Salvador Perez tore the Minnesota Twins a new one this week, racking up nine hits and hitting for the series cycle with two doubles, a triple, and a dong. You might not know it from all the attention paid to Jackie Bradley Jr.'s hitting streak, but Sal is riding a pretty nice one of his own, reaching in eleven straight games. To cap it all off, Perez even worked a five-pitch walk against Tyler Duffey to start the second yesterday afternoon, boosting his walk rate to a career high 4.8%. Eric Hosmer is clearly the offensive center of his team with a wRC+ of 133, but after last night's performance, Sal (123) has been deputized as his second, passing both Lorenzo Cain (114) and the shelved Mike Moustakas (118).
This season, Perez has been an extra-base hit machine, roping 11 doubles, 2 triples (!), and 7 homers, accounting for nearly half of the 45 hits that make up his .283 batting average. The key for Perez has been getting the ball in the air and limiting his ground balls.
Over the first five years of his career, Perez maintained a fairly standard batted ball profile with around 20% line drives, 45% ground balls, and 35% fly balls. This season, the line drive rate has been the same, but he has swapped enough grounders for fly balls that he is hitting the latter at more than a 50.8% clip, second highest rate in the league.

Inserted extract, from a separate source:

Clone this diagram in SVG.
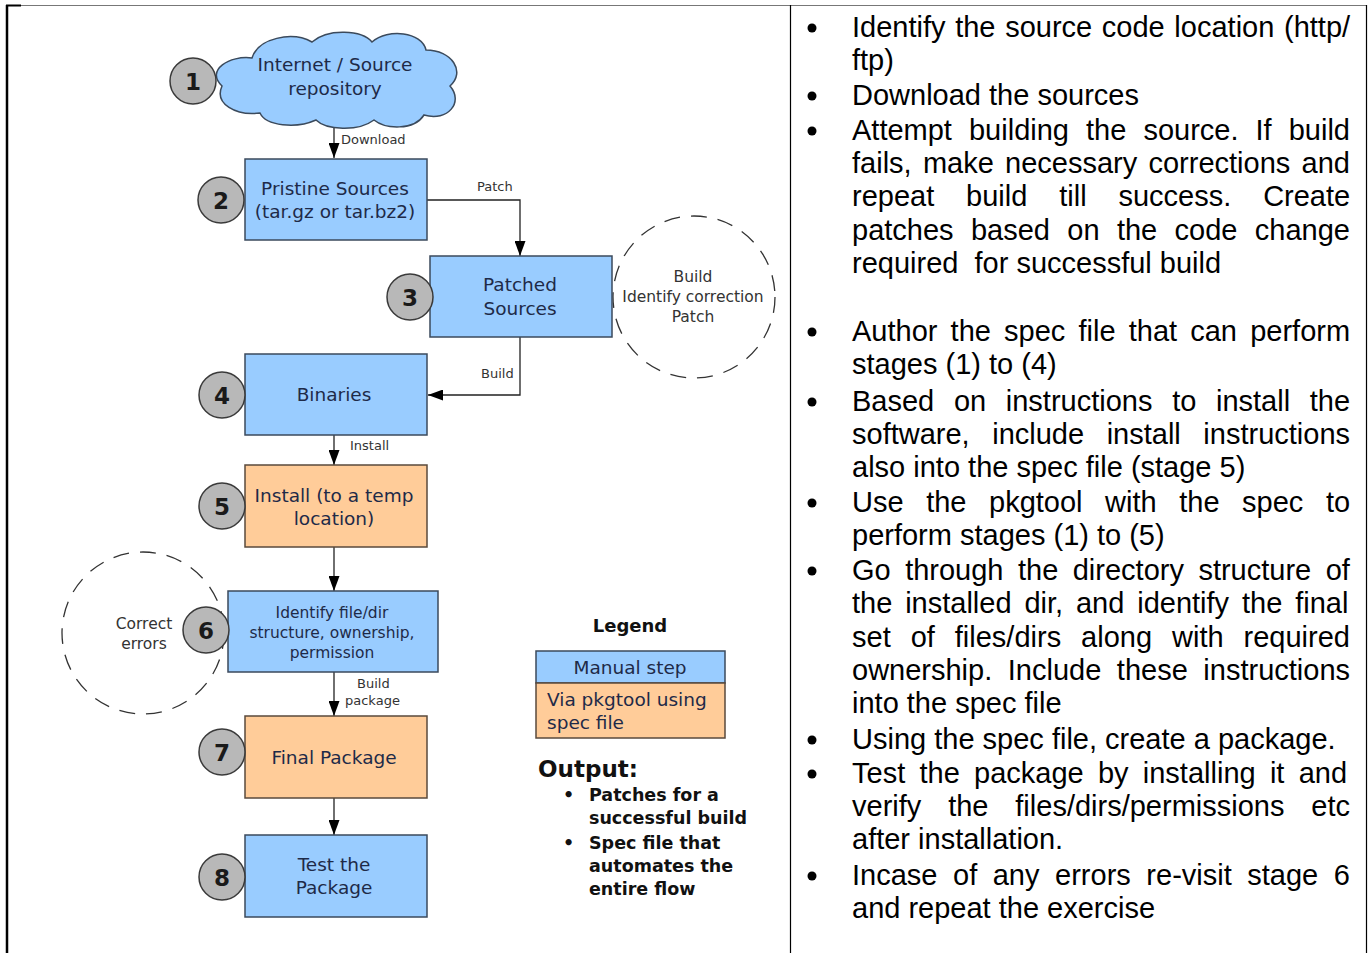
<svg xmlns="http://www.w3.org/2000/svg" width="1369" height="953" viewBox="0 0 1369 953">
<style>
.blue{fill:#99ccff;stroke:#3b4a5c;stroke-width:1.5}
.orange{fill:#ffcc99;stroke:#5a4a3c;stroke-width:1.5}
.num{fill:#b8b8b8;stroke:#3a3a3a;stroke-width:1.5}
.numt{font-family:"DejaVu Sans",sans-serif;font-weight:bold;font-size:23px;fill:#1a1a1a;text-anchor:middle}
.nt{font-family:"DejaVu Sans",sans-serif;font-size:18.5px;fill:#1e2a48;text-anchor:middle}
.ntl{font-family:"DejaVu Sans",sans-serif;font-size:18.5px;fill:#1e2a48;text-anchor:start}
.nts{font-family:"DejaVu Sans",sans-serif;font-size:15.5px;fill:#1e2a48;text-anchor:middle}
.dt{font-family:"DejaVu Sans",sans-serif;font-size:15.5px;fill:#333;text-anchor:middle}
.lbl{font-family:"DejaVu Sans",sans-serif;font-size:13px;fill:#333}
.dash{fill:none;stroke:#333;stroke-width:1.3;stroke-dasharray:16 11}
.conn{fill:none;stroke:#222;stroke-width:1.3}
.rt{font-family:"Liberation Sans",Arial,sans-serif;font-size:29px;fill:#000}
.lg{font-family:"DejaVu Sans",sans-serif;fill:#111}
</style>
<defs>
<marker id="ah" viewBox="0 0 15 11" markerWidth="15" markerHeight="11" refX="15" refY="5.5" orient="auto" markerUnits="userSpaceOnUse">
<path d="M0,0 L15,5.5 L0,11 z" fill="#000"/>
</marker>
</defs>
<rect x="0" y="0" width="1369" height="953" fill="#fff"/>
<g id="table">
<line x1="7" y1="5.5" x2="1367" y2="5.5" stroke="#777" stroke-width="1"/>
<line x1="6" y1="5.5" x2="21" y2="5.5" stroke="#000" stroke-width="2"/>
<line x1="7" y1="5" x2="7" y2="953" stroke="#000" stroke-width="2.5"/>
<line x1="790.5" y1="5" x2="790.5" y2="953" stroke="#000" stroke-width="1.2"/>
<line x1="1366.5" y1="5" x2="1366.5" y2="953" stroke="#000" stroke-width="1.2"/>
</g>
<g id="connectors">
<path class="conn" d="M334 125 V158" marker-end="url(#ah)"/>
<path class="conn" d="M427 200 H520 V256" marker-end="url(#ah)"/>
<path class="conn" d="M520 337 V395 H428" marker-end="url(#ah)"/>
<path class="conn" d="M334 435 V465" marker-end="url(#ah)"/>
<path class="conn" d="M334 547 V591" marker-end="url(#ah)"/>
<path class="conn" d="M334 672 V716" marker-end="url(#ah)"/>
<path class="conn" d="M334 798 V835" marker-end="url(#ah)"/>
<text class="lbl" x="341" y="144">Download</text>
<text class="lbl" x="477" y="191">Patch</text>
<text class="lbl" x="481" y="378">Build</text>
<text class="lbl" x="350" y="450">Install</text>
<text class="lbl" x="357" y="688">Build</text>
<text class="lbl" x="345" y="705">package</text>
</g>
<g id="node1">
<path class="blue" d="M222 86 C205 70 230 55 252 58 C258 38 292 31 312 42 C328 28 362 30 372 42 C388 28 422 32 426 50 C452 50 466 72 450 86 C464 102 448 122 424 115 C414 131 385 129 374 120 C358 132 326 130 316 120 C296 129 266 126 260 113 C236 116 214 104 222 86 Z"/>
<text class="nt" x="335" y="71">Internet / Source</text>
<text class="nt" x="335" y="95">repository</text>
<circle class="num" cx="193" cy="81" r="23"/>
<text class="numt" x="193" y="89.5">1</text>
</g>
<g id="node2">
<rect class="blue" x="245" y="159" width="182" height="81"/>
<text class="nt" x="335" y="195">Pristine Sources</text>
<text class="nt" x="335" y="218">(tar.gz or tar.bz2)</text>
<circle class="num" cx="221" cy="200" r="23"/>
<text class="numt" x="221" y="208.5">2</text>
</g>
<g id="loop3">
<circle class="dash" cx="694" cy="297" r="81"/>
<text class="dt" x="693" y="282">Build</text>
<text class="dt" x="693" y="302">Identify correction</text>
<text class="dt" x="693" y="322">Patch</text>
</g>
<g id="node3">
<rect class="blue" x="430" y="256" width="182" height="81"/>
<text class="nt" x="520" y="291">Patched</text>
<text class="nt" x="520" y="315">Sources</text>
<circle class="num" cx="410" cy="297" r="23"/>
<text class="numt" x="410" y="305.5">3</text>
</g>
<g id="node4">
<rect class="blue" x="245" y="354" width="182" height="81"/>
<text class="nt" x="334" y="401">Binaries</text>
<circle class="num" cx="222" cy="395" r="23"/>
<text class="numt" x="222" y="403.5">4</text>
</g>
<g id="node5">
<rect class="orange" x="245" y="465" width="182" height="82"/>
<text class="nt" x="334" y="502">Install (to a temp</text>
<text class="nt" x="334" y="525">location)</text>
<circle class="num" cx="222" cy="506" r="23"/>
<text class="numt" x="222" y="514.5">5</text>
</g>
<g id="loop6">
<circle class="dash" cx="143" cy="633" r="81"/>
<text class="dt" x="144" y="629">Correct</text>
<text class="dt" x="144" y="649">errors</text>
</g>
<g id="node6">
<rect class="blue" x="228" y="591" width="210" height="81"/>
<text class="nts" x="332" y="618">Identify file/dir</text>
<text class="nts" x="332" y="638">structure, ownership,</text>
<text class="nts" x="332" y="658">permission</text>
<circle class="num" cx="206" cy="630" r="23"/>
<text class="numt" x="206" y="638.5">6</text>
</g>
<g id="node7">
<rect class="orange" x="245" y="716" width="182" height="82"/>
<text class="nt" x="334" y="764">Final Package</text>
<circle class="num" cx="222" cy="752" r="23"/>
<text class="numt" x="222" y="760.5">7</text>
</g>
<g id="node8">
<rect class="blue" x="245" y="835" width="182" height="82"/>
<text class="nt" x="334" y="871">Test the</text>
<text class="nt" x="334" y="894">Package</text>
<circle class="num" cx="222" cy="877" r="23"/>
<text class="numt" x="222" y="885.5">8</text>
</g>
<g id="legend">
<text class="lg" x="630" y="632" font-size="18" font-weight="bold" text-anchor="middle">Legend</text>
<rect class="blue" x="536" y="651" width="189" height="32"/>
<rect class="orange" x="536" y="683" width="189" height="55"/>
<text class="nt" x="630" y="674">Manual step</text>
<text class="ntl" x="547" y="706">Via pkgtool using</text>
<text class="ntl" x="547" y="729">spec file</text>
</g>
<g id="output">
<text class="lg" x="538" y="777" font-size="23" font-weight="bold">Output:</text>
<text class="lg" x="563" y="801" font-size="17.5" font-weight="bold">•</text>
<text class="lg" x="589" y="801" font-size="17.5" font-weight="bold">Patches for a</text>
<text class="lg" x="589" y="824" font-size="17.5" font-weight="bold">successful build</text>
<text class="lg" x="563" y="849" font-size="17.5" font-weight="bold">•</text>
<text class="lg" x="589" y="849" font-size="17.5" font-weight="bold">Spec file that</text>
<text class="lg" x="589" y="872" font-size="17.5" font-weight="bold">automates the</text>
<text class="lg" x="589" y="895" font-size="17.5" font-weight="bold">entire flow</text>
</g>
<g id="steps-text" transform="translate(0,3)">
<g fill="#000">
<circle cx="812" cy="25" r="4.5"/>
<circle cx="812" cy="93" r="4.5"/>
<circle cx="812" cy="128" r="4.5"/>
<circle cx="812" cy="329" r="4.5"/>
<circle cx="812" cy="399" r="4.5"/>
<circle cx="812" cy="500" r="4.5"/>
<circle cx="812" cy="568" r="4.5"/>
<circle cx="812" cy="737" r="4.5"/>
<circle cx="812" cy="771" r="4.5"/>
<circle cx="812" cy="873" r="4.5"/>
</g>
<text class="rt" x="852" y="34" word-spacing="1.6">Identify the source code location (http/</text>
<text class="rt" x="852" y="67">ftp)</text>
<text class="rt" x="852" y="102">Download the sources</text>
<text class="rt" x="852" y="137" word-spacing="9">Attempt building the source. If build</text>
<text class="rt" x="852" y="170" word-spacing="3.2">fails, make necessary corrections and</text>
<text class="rt" x="852" y="203" word-spacing="23.8">repeat build till success. Create</text>
<text class="rt" x="852" y="237" word-spacing="9.3">patches based on the code change</text>
<text class="rt" x="852" y="270">required&#160; for successful build</text>
<text class="rt" x="852" y="338" word-spacing="5.1">Author the spec file that can perform</text>
<text class="rt" x="852" y="371">stages (1) to (4)</text>
<text class="rt" x="852" y="408" word-spacing="11.6">Based on instructions to install the</text>
<text class="rt" x="852" y="441" word-spacing="14.5">software, include install instructions</text>
<text class="rt" x="852" y="474">also into the spec file (stage 5)</text>
<text class="rt" x="852" y="509" word-spacing="14.5">Use the pkgtool with the spec to</text>
<text class="rt" x="852" y="542">perform stages (1) to (5)</text>
<text class="rt" x="852" y="577" word-spacing="6.4">Go through the directory structure of</text>
<text class="rt" x="852" y="610" word-spacing="4.8">the installed dir, and identify the final</text>
<text class="rt" x="852" y="644" word-spacing="11.9">set of files/dirs along with required</text>
<text class="rt" x="852" y="677" word-spacing="7.5">ownership. Include these instructions</text>
<text class="rt" x="852" y="710">into the spec file</text>
<text class="rt" x="852" y="746">Using the spec file, create a package.</text>
<text class="rt" x="852" y="780" word-spacing="6.2">Test the package by installing it and</text>
<text class="rt" x="852" y="813" word-spacing="18.8">verify the files/dirs/permissions etc</text>
<text class="rt" x="852" y="846">after installation.</text>
<text class="rt" x="852" y="882" word-spacing="7.5">Incase of any errors re-visit stage 6</text>
<text class="rt" x="852" y="915">and repeat the exercise</text>
</g>
</svg>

Batted ball type is judged by people watching the games, but this massive shift is also represented in the Statcast data available. A look at the batted balls recorded by the system shows his average launch angle has increased from 13.3 degrees in 2015 to 19.9 degrees this season. That's a pretty sizeable jump, as is his exit velocity, which is up from 87.9 mph to 90.6 this year. Perez has hit the ball in play or for a homer often enough that we can have some confidence this has been a real change, now the question is whether he can keep it up.
In some ways, Perez is still very much the hitter that he was when he lost his mind in 2014 and started swinging at everything. Perez has been a free swinger again this season, with a swing rate consistent with the last two seasons, both within and outside the zone. His swinging strike rate, however, is at a career high, and as luck would have it, the increase is due exclusively to missing on pitches outside the zone. Pitches outside the zone are tougher to square up, and making contact with fewer of them has taken away some of the more poorly struck balls that would have dragged his average exit velocity down last season.
In some cases, these additional swinging strikes have given Sal the opportunity to see a better pitch to hit, or take a walk, which he's now doing at a respectable rate. But it's also lead to an eight percentage point jump in his strikeout rate, bumping it up to 21.4%.
The contact rate on pitches outside the zone seems unlikely to continue. In a perfect world, Perez would swing at a 30%, rather than 40% of non-strikes, but that likely isn't in the cards. He'll probably hit a few more cans of corn and pound a couple more into the dirt, and his BABIP will regress, and he'll start hitting .260 again.
Sal Perez has always been a streaky player. Generally, hitters are, but Sal may be streakier than most. Just look at the 15-game rolling average of his offensive production for his career, again represented by wRC+. It reads like a train of pulses running through an active neuron. Perez is in a depolarization phase right now. He will repolarize, eventually, and then there will be a refractory period.
At the end of the day, Perez will likely be a league-average hitter, at least that's what the projection systems say the rest of the season has in store for him. That is better than he has managed the past two seasons though, and a league-average bat plays just fine with his defensive profile.